Just a little rant. When I first visited Lemmy Sites a couple of months ago it felt empty. Besides the really mainstream community pretty much everything else just felt empty.
Meanwhile though traffic has increased a lot and I feel well entertained by the traffic in c/hfy c/noncredibledefence c/keepwriting c/worldbuilding and so on. It is certainly less than Reddit but often quality is substancially higher and is "enough" to keep me entertained.
Also I like that you can actually post something without running into a bazillion deletes, bans and moderator shitshat because your post was two words to short, not NCD enough and so on.
Sure, the C64 community on Lemmy is laughable. So is the ARMA community. I still use REddit for that. Also I often check up stuff on r/hfy and r/NCD but since one week I have been prefering Lemmy for that.
Also my longer posts don't get eaten up any more. God, three weeks ago most posts with 3k an more just got lost without feed back. Nowadays I have even manges posts around 20k without breaking them up. Though the editor is still lacking for longer posts. On Reddit I can copy-paste pretty much anything from Libreoffice into Reddits Editor (which is also pretty lacking but differently lacking). On Lemmy I have to run most text through a little perl script to get them even using correct line breaks perl -pe 's/\n/\n\n/' and different sizes for Headlines are much to few to select from.

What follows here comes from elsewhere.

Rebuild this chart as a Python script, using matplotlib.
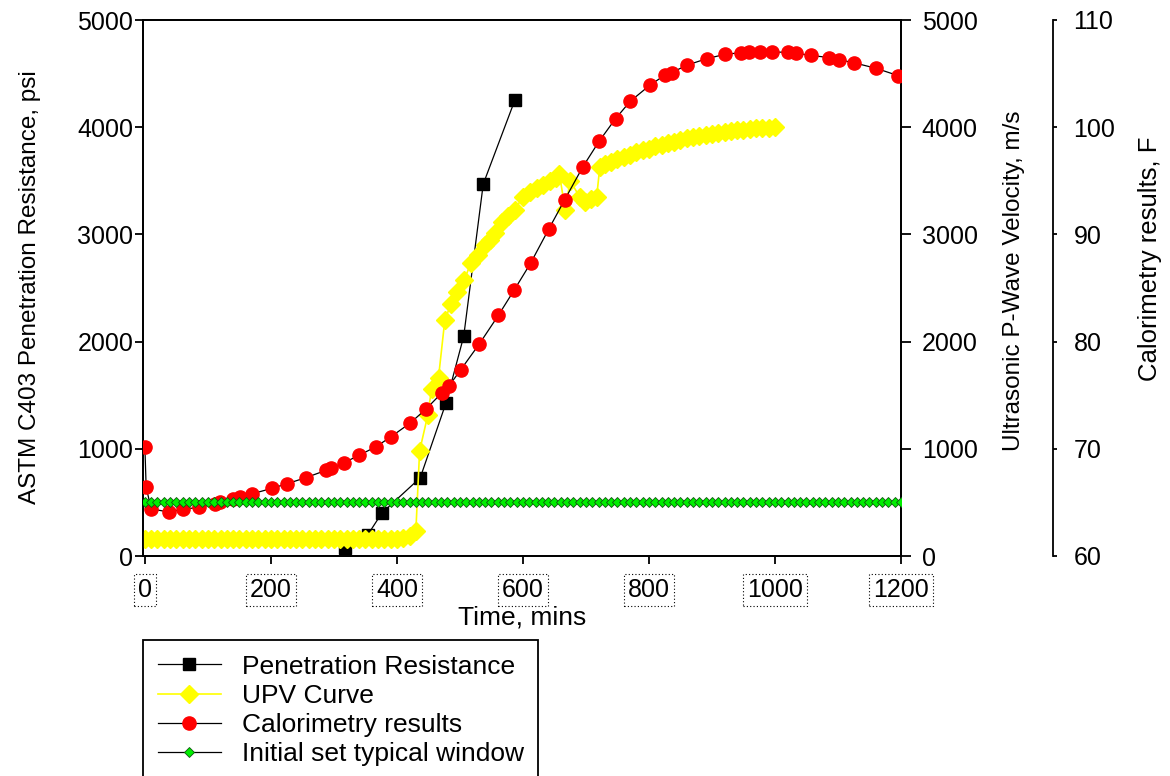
#!/usr/bin/env python

import matplotlib
matplotlib.use('Agg')
import matplotlib.pyplot as plt
from matplotlib.lines import Line2D

plt.rcParams['font.family'] = ['Liberation Sans', 'DejaVu Sans']

# penetration resistance (psi) vs time (min)
pen_time = [317, 354, 376, 437, 478, 506, 537, 587]
pen_psi = [75, 200, 400, 730, 1430, 2050, 3470, 4250]

# ultrasonic P-wave velocity (m/s)
upv_time = [0, 10, 20, 30, 40, 50, 60, 70, 80, 90, 100, 110, 120, 130, 140,
            150, 160, 170, 180, 190, 200, 210, 220, 230, 240, 250, 260, 270,
            280, 290, 300, 310, 320, 330, 340, 350, 360, 370, 380, 390, 400,
            410, 420, 430, 436, 449, 455, 466, 476, 486, 495, 507, 517, 528,
            540, 548, 556, 566, 577, 587, 600, 611, 622, 632, 643, 653, 658,
            667, 675, 690, 698, 708, 717, 722, 730, 740, 750, 760, 770, 780,
            790, 800, 810, 820, 830, 840, 850, 860, 870, 880, 890, 900, 910,
            920, 930, 940, 950, 960, 970, 980, 990, 1000]
upv_ms = [155, 155, 155, 155, 155, 155, 155, 155, 155, 155, 155, 155, 155,
          155, 155, 155, 155, 155, 155, 155, 155, 155, 155, 155, 155, 155,
          155, 155, 155, 155, 155, 155, 155, 155, 155, 155, 155, 155, 155,
          155, 158, 165, 185, 230, 980, 1315, 1560, 1665, 2200, 2355, 2460,
          2575, 2730, 2810, 2900, 2950, 3010, 3120, 3175, 3230, 3350, 3400,
          3430, 3460, 3500, 3530, 3560, 3230, 3500, 3350, 3305, 3330, 3350,
          3630, 3655, 3680, 3705, 3725, 3745, 3765, 3785, 3800, 3820, 3835,
          3850, 3865, 3880, 3895, 3905, 3918, 3930, 3940, 3950, 3958, 3965,
          3972, 3978, 3983, 3988, 3992, 3996, 4000]

# calorimetry (F)
cal_time = [0, 2, 10, 38, 61, 86, 111, 119, 140, 151, 170, 201, 226, 255, 288,
            296, 316, 340, 367, 390, 421, 446, 471, 483, 501, 531, 561, 586,
            612, 641, 666, 695, 721, 747, 770, 801, 825, 836, 861, 892, 921,
            946, 958, 976, 996, 1021, 1033, 1057, 1085, 1102, 1126, 1160, 1196]
cal_f = [70.2, 66.4, 64.4, 64.1, 64.35, 64.55, 64.85, 65.05, 65.35, 65.5, 65.8,
         66.3, 66.75, 67.3, 68.0, 68.2, 68.7, 69.4, 70.2, 71.1, 72.4, 73.7,
         75.2, 75.9, 77.35, 79.8, 82.45, 84.8, 87.3, 90.5, 93.2, 96.3, 98.7,
         100.8, 102.4, 103.9, 104.85, 105.1, 105.8, 106.4, 106.8, 106.95,
         107.0, 107.0, 107.0, 107.0, 106.9, 106.7, 106.5, 106.3, 106.0, 105.5,
         104.8]

# initial set typical window (psi)
set_time = list(range(0, 1201, 10))
set_psi = [500] * len(set_time)

x_ticks = [0, 200, 400, 600, 800, 1000, 1200]
y_ticks = [0, 1000, 2000, 3000, 4000, 5000]
f_ticks = [60, 70, 80, 90, 100, 110]

fig = plt.figure(figsize=(11.7, 7.76), dpi=100)
ax = fig.add_axes([143 / 1170, 1 - 556 / 776, 758 / 1170, 536 / 776])
ax2 = ax.twinx()
ax3 = ax.twinx()
ax4 = ax.twinx()

ax.plot(pen_time, pen_psi, color='black', lw=0.9, marker='s', ms=8,
        mfc='black', mec='black', label='Penetration Resistance')
ax2.plot(upv_time, upv_ms, color='#ffff00', lw=1.2, marker='D', ms=9,
         mfc='#ffff00', mec='#ffff00', label='UPV Curve')
ax3.plot(cal_time, cal_f, color='black', lw=0.9, marker='o', ms=9.5,
         mfc='#ff0000', mec='#ff0000', label='Calorimetry results')
ax4.plot(set_time, set_psi, color='black', lw=0.9, marker='D', ms=5,
         mfc='#00ee00', mec='#115511', mew=0.6, label='Initial set typical window')

ax.set_xlim(-3, 1200)
for a in (ax, ax2, ax4):
    a.set_ylim(0, 5000)
ax3.set_ylim(60, 110)

ax.set_xticks(x_ticks)
ax.set_yticks(y_ticks)
ax2.set_yticks(y_ticks)
ax3.set_yticks(f_ticks)
ax4.axis('off')

for s in ax.spines.values():
    s.set_linewidth(1.3)
for s in ax2.spines.values():
    s.set_linewidth(1.3)
ax3.spines['right'].set_position(('axes', 1.2))
for k in ('top', 'bottom', 'left'):
    ax3.spines[k].set_visible(False)
ax3.spines['right'].set_linewidth(1.3)

ax.tick_params(axis='both', direction='out', length=6, width=1.3, labelsize=18)
ax.tick_params(axis='y', pad=1)
ax.tick_params(axis='x', pad=10)
ax2.tick_params(axis='y', direction='out', length=7, width=1.3, labelsize=18, pad=8)
ax3.tick_params(axis='y', direction='out', length=3, width=1.3, labelsize=18, pad=12)

for lbl in ax.get_xticklabels():
    lbl.set_bbox(dict(boxstyle='square,pad=0.15', fc='none', ec='black',
                      ls=(0, (1, 2)), lw=0.8))

ax.set_xlabel('Time, mins', fontsize=19, labelpad=2)
ax.set_ylabel('ASTM C403 Penetration Resistance, psi', fontsize=17.5)
ax2.set_ylabel('Ultrasonic P-Wave Velocity, m/s', fontsize=17.5)
ax3.set_ylabel('Calorimetry results, F', fontsize=18.5)
ax.yaxis.set_label_coords(-0.1346, 0.502)
ax2.yaxis.set_label_coords(1.1346, 0.513)
ax3.yaxis.set_label_coords(1.3127, 0.554)

handles = []
for a in (ax, ax2, ax3, ax4):
    handles += a.get_legend_handles_labels()[0]
labels = [h.get_label() for h in handles]
handles.append(Line2D([], [], linestyle='none'))
labels.append(' ')
leg = fig.legend(handles, labels, loc='upper left',
                 bbox_to_anchor=(143 / 1170, 1 - 640 / 776), fontsize=19,
                 numpoints=1, handlelength=2.4, handletextpad=0.8,
                 borderpad=0.55, borderaxespad=0, labelspacing=0.2,
                 fancybox=False, framealpha=1, edgecolor='black')
leg.get_frame().set_linewidth(1.3)

fig.savefig('out.png', dpi=100)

Not perfect, not even very good but definitely promising.
Not to sound like a jerk but I don't understand what most people expected. All new sites start slow. Facebook was slow at the beginning. Reddit too. It's not like they had millions of users and subs day one. We have the responsibility to build up this community.
We want a site like Reddit but without the u/spez crap. So we better start building it up and complain less. Criticism is ok but saying "it's slower than Reddit" is kinda useless and obvious.
Reddit's burst of users from digg though was on top of an established site with a reasonable userbase. How many people were using lemmy before spez decided that Twitter was a role model instead of a cautionary tale?
Those numbers didn't dramatically change after the Digg migration though. The internet archive has copies of reddit's front page both before and after Digg's explosion and they don't show dramatically different numbers of votes on the top posts. Please don't mistake me for saying that no one actually moved from Digg to reddit, I'm just saying that reddit had an established and significant userbase even before Digg fucked around and found out. I don't think the same is quite true for lemmy.
Ya and I'd say lemmy has a significant user base too prior to Reddit. Either way I see more on lemmy now than I ever have. I've used it in the past for a while and it's night and day better now, and I attribute that to Reddit imploding
Also it's definitely not slower than Reddit. Reddit was tiny for a couple of years. I'm not certain, but I wouldn't be surprised if we already have more users than Reddit did before the Digg/Slashdot migrations, and those took a few years.